The former chairman of North Wales Police Authority has claimed policing in the area will worsen if a single, all-Wales police force is created.
North Wales Police has proposed more cooperation with Cheshire
Wrexham councillor Malcolm King attacked the idea at a meeting of the authority looking at reform proposals.
Authority members put forward the force's own idea of extending its co-operation with Cheshire Police.
The merger of Wales' four forces is one option put forward by Her Majesty's Inspectorate of Constabulary (HMIC).
Bringing all the forces - North Wales, South Wales, Dyfed-Powys and Gwent - together is one of three options being considered for Wales after Home Secretary Charles Clarke asked all police forces in Wales and England to look at the way they are organised.
The HMIC report, published in September, recommended mergers to create 30 larger forces.
Of the Welsh forces, only South Wales Police comes close to the preferred minimum size of 4,000 officers.
Other possibilities include merging the current four forces into two, or leaving things as they are.
At the North Wales Police Authority meeting at the force's headquarters in Colwyn Bay on Friday, Councillor King mounted a passionate defence of North Wales Police maintaining its independence.

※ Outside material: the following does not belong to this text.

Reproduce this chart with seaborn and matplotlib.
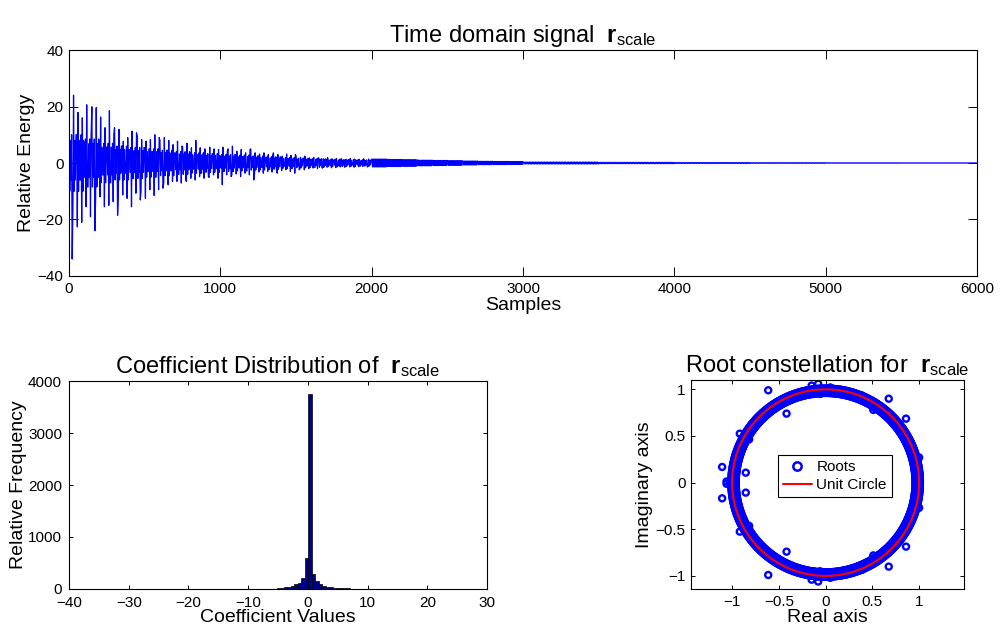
import numpy as np
import pandas as pd
import matplotlib
matplotlib.use("Agg")
import matplotlib.pyplot as plt
import seaborn as sns
from matplotlib.lines import Line2D

# ---------------- data ----------------
# Time-domain signal: upper / lower spike values per 25-sample bin (0..2000)
sig_hi = [16, 24, 17.9, 16, 20.6, 9.5, 19.9, 19.6, 16.3, 12.5,
          18.5, 10, 12.5, 11.9, 7.7, 9, 11.3, 10.7, 9.5, 8.3,
          7.7, 8.3, 10, 9, 8, 9, 8, 6.5, 7.7, 6,
          5.6, 7, 5.4, 8, 5.4, 5, 4.8, 5.6, 5, 4.8,
          5.6, 4.2, 5, 6, 4.2, 4.8, 3.6, 4.8, 5, 3.6,
          3.2, 3.6, 3, 2.7, 3.6, 3, 2.4, 3.2, 2.7, 3,
          2.4, 2, 2.4, 1.8, 2, 1.8, 1.8, 1.5, 1.9, 1.5,
          1.6, 1.4, 1.5, 1.3, 1.6, 1.4, 1.3, 1.5, 1.2, 1.4]
sig_lo = [-34, -15, -22.6, -21, -15.5, -19, -24, -12.5, -12, -15.5,
          -15, -13.7, -18.5, -12, -11.3, -12.5, -15.5, -10.7, -13.1, -10,
          -12.5, -9.5, -11.5, -9.5, -8.9, -7.1, -7.7, -6.5, -6.5, -7.1,
          -6, -6.5, -5.4, -6, -4.8, -5.4, -4.8, -5.1, -4.2, -5.4,
          -7.7, -4.2, -4.8, -4.2, -3.9, -4.8, -3.6, -4.2, -6, -3.9,
          -3.2, -3.6, -3, -3.2, -2.7, -3.6, -2.7, -2.4, -3, -3.6,
          -2.4, -2.1, -2.4, -2, -1.8, -2, -1.7, -1.8, -1.5, -1.7,
          -1.6, -1.4, -1.5, -1.3, -1.4, -1.5, -1.3, -1.2, -1.4, -1.3]
# dense core amplitude per 100 samples (0..2000)
sig_core = [10, 8.5, 7, 6, 5.5, 5, 4.5, 4, 3.6, 3.3,
            3, 2.8, 2.5, 2.2, 1.9, 1.7, 1.5, 1.3, 1.2, 1.1]
# tail amplitude per 100 samples (2000..3000) and per 500 samples (3000..6000)
tail_amp = [1.4, 1.25, 1.15, 1.0, 0.9, 0.8, 0.7, 0.6, 0.55, 0.5]
far_amp = [0.35, 0.25, 0.18, 0.12, 0.08, 0.06]

# Histogram counts (bins of width 0.585 starting at -33.84)
hist_counts = [1, 0, 0, 1, 0, 0, 0, 1, 0, 1,      # -33.8 .. -28.6
               0, 1, 0, 1, 1, 0, 1, 1, 0, 1,      # -28.0 .. -22.8
               1, 1, 2, 1, 1, 2, 2, 1, 2, 2,      # -22.2 .. -17.0
               2, 3, 2, 3, 3, 3, 4, 4, 4, 5,      # -16.3 .. -11.1
               5, 5, 6, 7, 7, 8, 8, 9, 9, 13,     # -10.5 .. -5.2
               19, 32, 45, 64, 90, 122, 205, 590, 3750, 282,   # -4.6 .. 0.68
               160, 90, 64, 45, 32, 26, 19, 13, 11, 10,        # 1.3 .. 6.3
               9, 8, 7, 6, 5, 5, 4, 4, 3, 3,      # 6.9 .. 12.2
               3, 2, 2, 2, 2, 1, 1, 2, 1, 1,      # 12.8 .. 18.0
               1, 1, 0, 1, 1, 0, 1, 0, 1, 1]      # 18.6 .. 23.9
hist_start = -33.84
hist_width = 0.585

# Roots: outliers (real, imag)
root_out_re = [-0.614, -0.418, -1.107, -1.107, -0.854, -0.854, -1.06, -1.06, -1.025,
               -0.918, -0.818, -0.918, -0.818, -0.418, -0.614,
               0.51, 0.675, 0.86, 0.51, 0.675, 0.86,
               -0.08, -0.15, -0.13, -0.06, -0.08, -0.15, -0.13, -0.06,
               0.05, 0.05, 1.0, 1.0, 0.386, 0.386]
root_out_im = [0.99, 0.74, 0.168, -0.168, 0.107, -0.107, 0.012, -0.012, 0.0,
               0.525, 0.464, -0.525, -0.464, -0.74, -0.99,
               0.78, 0.9, 0.686, -0.78, -0.9, -0.686,
               1.06, 1.04, 0.95, 0.95, -1.06, -1.04, -0.95, -0.95,
               1.02, -1.02, 0.27, -0.27, 0.935, -0.935]
# dense ring of roots hugging the unit circle
ring_radii = [0.962, 0.985, 1.008]
ring_step_deg = 0.6

# ---------------- style ----------------
sns.set_theme(style="ticks")
plt.rcParams['font.family'] = ['Liberation Sans', 'DejaVu Sans']
plt.rcParams['mathtext.fontset'] = 'custom'
plt.rcParams['mathtext.rm'] = 'Liberation Sans'
plt.rcParams['mathtext.bf'] = 'Liberation Sans:bold'
plt.rcParams['mathtext.it'] = 'Liberation Sans:italic'
plt.rcParams['axes.edgecolor'] = 'black'
plt.rcParams['axes.linewidth'] = 0.8
plt.rcParams['xtick.color'] = 'black'
plt.rcParams['ytick.color'] = 'black'
plt.rcParams['text.color'] = 'black'
plt.rcParams['axes.labelcolor'] = 'black'
plt.rcParams['axes.titlecolor'] = 'black'

TICK_FS = 11
LABEL_FS = 14
TITLE_FS = 17

fig = plt.figure(figsize=(10, 6.34), dpi=100)
ax_top = fig.add_axes([0.069, 0.5647, 0.908, 0.3564])
ax_hist = fig.add_axes([0.069, 0.071, 0.418, 0.328])
ax_root = fig.add_axes([0.691, 0.071, 0.273, 0.3296])


def matlab_box(ax, ticklen):
    ax.tick_params(direction='in', top=True, right=True, length=ticklen,
                   width=0.7, labelsize=TICK_FS, pad=4)
    for s in ax.spines.values():
        s.set_visible(True)
        s.set_color('black')


# ---------------- top: time signal ----------------
xs, ys = [], []
for k in range(len(sig_hi)):
    s = 25 * k
    c = sig_core[k // 4]
    vals = [sig_hi[k], -c, 0.8 * c, -0.6 * c, c, sig_lo[k]]
    rot = (k * 5) % 6
    vals = vals[rot:] + vals[:rot]
    for i, v in enumerate(vals):
        xs.append(s + 4 * i + 1)
        ys.append(v)
for j, a in enumerate(tail_amp):
    s = 2000 + 100 * j
    for i in range(25):
        xs.append(s + 4 * i + 2)
        ys.append(a if i % 2 == 0 else -a)
for j, a in enumerate(far_amp):
    s = 3000 + 500 * j
    for i in range(100):
        xs.append(s + 5 * i + 2)
        ys.append(a if i % 2 == 0 else -a)
xs.append(6000)
ys.append(0)
sig_df = pd.DataFrame({"n": xs, "v": ys})
sns.lineplot(data=sig_df, x="n", y="v", ax=ax_top, color='blue', linewidth=0.9,
             estimator=None, sort=False)
ax_top.set_xlim(0, 6000)
ax_top.set_ylim(-40, 40)
ax_top.set_xticks([0, 1000, 2000, 3000, 4000, 5000, 6000])
ax_top.set_yticks([-40, -20, 0, 20, 40])
matlab_box(ax_top, 6.5)
ax_top.set_xlabel("Samples", fontsize=LABEL_FS, labelpad=1)
ax_top.set_ylabel("Relative Energy", fontsize=LABEL_FS, labelpad=2)
ax_top.set_title("Time domain signal  $\\mathbf{r}_{\\mathrm{scale}}$", fontsize=TITLE_FS, pad=6)

# ---------------- bottom-left: histogram ----------------
n_bins = len(hist_counts)
edges = [float(hist_start + hist_width * i) for i in range(n_bins + 1)]
centers = [(edges[i] + edges[i + 1]) / 2 for i in range(n_bins)]
hist_df = pd.DataFrame({"val": centers, "cnt": hist_counts})
sns.histplot(data=hist_df, x="val", weights="cnt", bins=edges, ax=ax_hist,
             color=(0, 0, 0.56), edgecolor='black', linewidth=0.5, alpha=1)
ax_hist.set_xlim(-40, 30)
ax_hist.set_ylim(0, 4000)
ax_hist.set_xticks([-40, -30, -20, -10, 0, 10, 20, 30])
ax_hist.set_yticks([0, 1000, 2000, 3000, 4000])
matlab_box(ax_hist, 3)
ax_hist.tick_params(axis='x', pad=5)
ax_hist.tick_params(axis='y', pad=5)
ax_hist.set_xlabel("Coefficient Values", fontsize=LABEL_FS, labelpad=-1)
ax_hist.set_ylabel("Relative Frequency", fontsize=LABEL_FS, labelpad=1)
ax_hist.set_title("Coefficient Distribution of  $\\mathbf{r}_{\\mathrm{scale}}$", fontsize=TITLE_FS, pad=6)

# ---------------- bottom-right: roots ----------------
theta = np.deg2rad(np.arange(0, 360, ring_step_deg))
ring_re = np.concatenate([r * np.cos(theta) for r in ring_radii])
ring_im = np.concatenate([r * np.sin(theta) for r in ring_radii])
roots_df = pd.DataFrame({"re": np.concatenate([ring_re, root_out_re]),
                         "im": np.concatenate([ring_im, root_out_im])})
sns.scatterplot(data=roots_df, x="re", y="im", ax=ax_root, marker='o', s=19,
                color='blue', linewidth=1.7, legend=False)
for coll in ax_root.collections:
    coll.set_facecolor('none')
    coll.set_edgecolor('blue')
    coll.set_linewidth(1.7)
circ_t = np.linspace(0, 2 * np.pi, 400)
circ_df = pd.DataFrame({"re": np.cos(circ_t), "im": np.sin(circ_t)})
sns.lineplot(data=circ_df, x="re", y="im", ax=ax_root, color='red', linewidth=1.5,
             estimator=None, sort=False)
ax_root.set_xlim(-1.44, 1.48)
ax_root.set_ylim(-1.14, 1.1)
ax_root.set_xticks([-1, -0.5, 0, 0.5, 1])
ax_root.set_yticks([-1, -0.5, 0, 0.5, 1])
ax_root.set_xticklabels(["\u22121", "\u22120.5", "0", "0.5", "1"])
ax_root.set_yticklabels(["\u22121", "\u22120.5", "0", "0.5", "1"])
matlab_box(ax_root, 3)
ax_root.set_xlabel("Real axis", fontsize=LABEL_FS, labelpad=0)
ax_root.set_ylabel("Imaginary axis", fontsize=LABEL_FS, labelpad=2)
ax_root.set_title("Root constellation for  $\\mathbf{r}_{\\mathrm{scale}}$", fontsize=TITLE_FS, pad=6)
handles = [Line2D([], [], linestyle='none', marker='o', markersize=6, markerfacecolor='none',
                  markeredgecolor='blue', markeredgewidth=1.8, label='Roots'),
           Line2D([], [], color='red', linewidth=1.5, label='Unit Circle')]
leg = ax_root.legend(handles=handles, loc='center', bbox_to_anchor=(0.527, 0.54),
                     fontsize=11, frameon=True, fancybox=False, framealpha=1,
                     edgecolor='black', borderpad=0.35, handlelength=1.9,
                     handletextpad=0.3, labelspacing=0.25, borderaxespad=0)
leg.get_frame().set_linewidth(0.8)

fig.savefig("out.png", dpi=100)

Wales' four forces have appointed a team to look at reform plans
He said: "Policing will get worse in north Wales if we are joined up with a body which is much bigger, remote... we will lose control of our destiny, and people in north Wales will be much worse as a result.
"If you get into bed with a giant, when they roll over, you get squashed. Now the giant might be very apologetic about it afterwards and so on, but nevertheless you're squashed."
North Wales Police deputy chief constable Clive Wolfendale presented a report showing that by spending an extra £8m a year the force would be capable responding to serious crime and terror in the way required by the home secretary.
The police authority is to hold another meeting in a week's time.
The four Welsh police forces have appointed Paul Wood, deputy chief constable of South Wales Police, to assess the options for change.
He said a meeting would be held next week to determine which of the options under consideration - no change, two forces or a single force for Wales - would be presented to the home secretary.
The configurations of the two-force option could mean a merger of North Wales with Dyfed-Powys and South Wales with Gwent, or a merger of North Wales with Dyfed Powys and Gwent, with South Wales remaining as a stand-alone force.
Mr Wood said: ""We should not forget that we already have four high-performing police forces in Wales, with committed people and good links with our local communities.
"This project is about determining how that can be improved further."